The only nuclide that cannot be removed is the relatively benign tritium, which experts say poses virtually no danger to the environment or human health.
And despite their previous reservations, the Pacific island leaders have been convinced of the safety of the water that will start to be released as early as this spring.
The delegation met Foreign Minister Yoshimasa Hayashi on Feb. 6, with the minister expressing his gratitude for Japan’s close ties with the Forum over the last two decades, saying the organization “has been playing an important role in promoting effective cooperation with all Pacific island countries.”
Hayashi underlined the importance Tokyo places on revitalizing areas in north-east Japan that were devastated by the 2011 earthquake and explained the importance of releasing water that has been treated into the Pacific. He emphasized that all measures are being taken to ensure the water poses no threat to human life or the environment.
The release is being conducted with the understanding and support of the International Atomic Energy Agency, he said, with assessments examined by the IAEA indicating that the exposure level from water released from Fukushima will be as little as 0.0001 millisieverts a year. In comparison, average annual background radiation in Japan is 2.1 mSv.
Japan has also been keen to point out that releasing water with low levels of radiation is accepted practice around the world, with the amount of highly diluted tritium scheduled to be released from the Fukushima facility far lower than other nuclear plants.
The plan calls for the discharge of 22 trillion becquerels of tritium a year, significantly less than the amounts released by plants in other parts of the world.
After treatment with ALPS and dilution, one liter of water released from the Fukushima plant will include a maximum of 1,500 becquerels of tritium. Based on international recommendations, the legal limit for tritium in water in Japan stands at 60,000 becquerels per liter. According to the World Health Organization, the safe level of tritium for drinking water is 10,000 becquerels per liter.
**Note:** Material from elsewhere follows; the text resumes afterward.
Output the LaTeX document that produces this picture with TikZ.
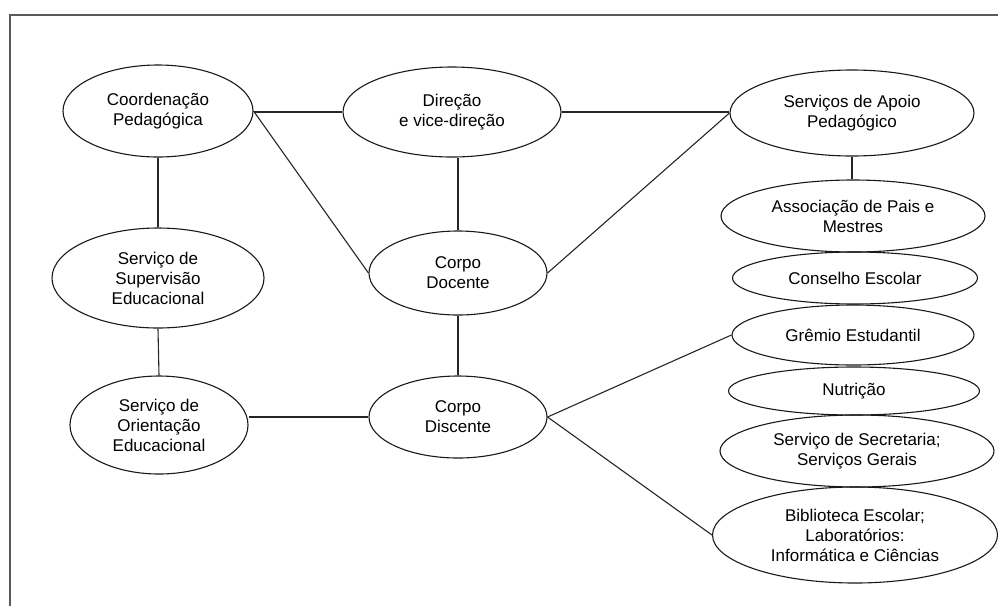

In a joint statement released after Kishida held talks with Panuelo, the two leaders said their talks had “increased the FSM’s trust in Japan’s intentions and Japan’s technological capabilities in not harming our shared oceanic assets and resources.”
In an address to the United Nations General Assembly in New York in September 2022, Panuelo expressed his “gravest concern” over the release of the water.
The FSM leader’s visit to Tokyo came after China in December accused Japan of being “highly irresponsible” for pushing ahead with the release of the treated water.
In a press conference at the Foreign Ministry on Dec. 14, spokesman Wang Webin said, “Japan must not start discharging the nuclear-contaminated water into the ocean before having full consultations.”
Criticism of Tokyo’s actions are symbolic of the deepening rivalry between China and Japan, said Stephen Nagy, an associate professor of international relations at Tokyo’s International Christian University.
“Japan has had a long-standing interest in the Pacific and its island states for a number of reasons, including the resources that are available, but this desire to keep and build on those relationships is also now a security issue,” Nagy told The Pacific Island Times.
“These nations are a critically important piece of the broader geopolitical puzzle and Japan is very concerned that more governments in the region, such as the Solomon Islands, do not form closer ties to China,” he said.
Japan has been a major provider of official aid and economic assistance to the nations of the Pacific, Nagy said, adding that Hayashi’s reiterated commitment to the 2050 Strategy for the Blue Pacific Continent in his meeting with the PIF leaders was designed to reassure them that the assistance will continue to flow.
One key area that was mentioned was climate change and the impact it is having on the low-lying communities of the Pacific.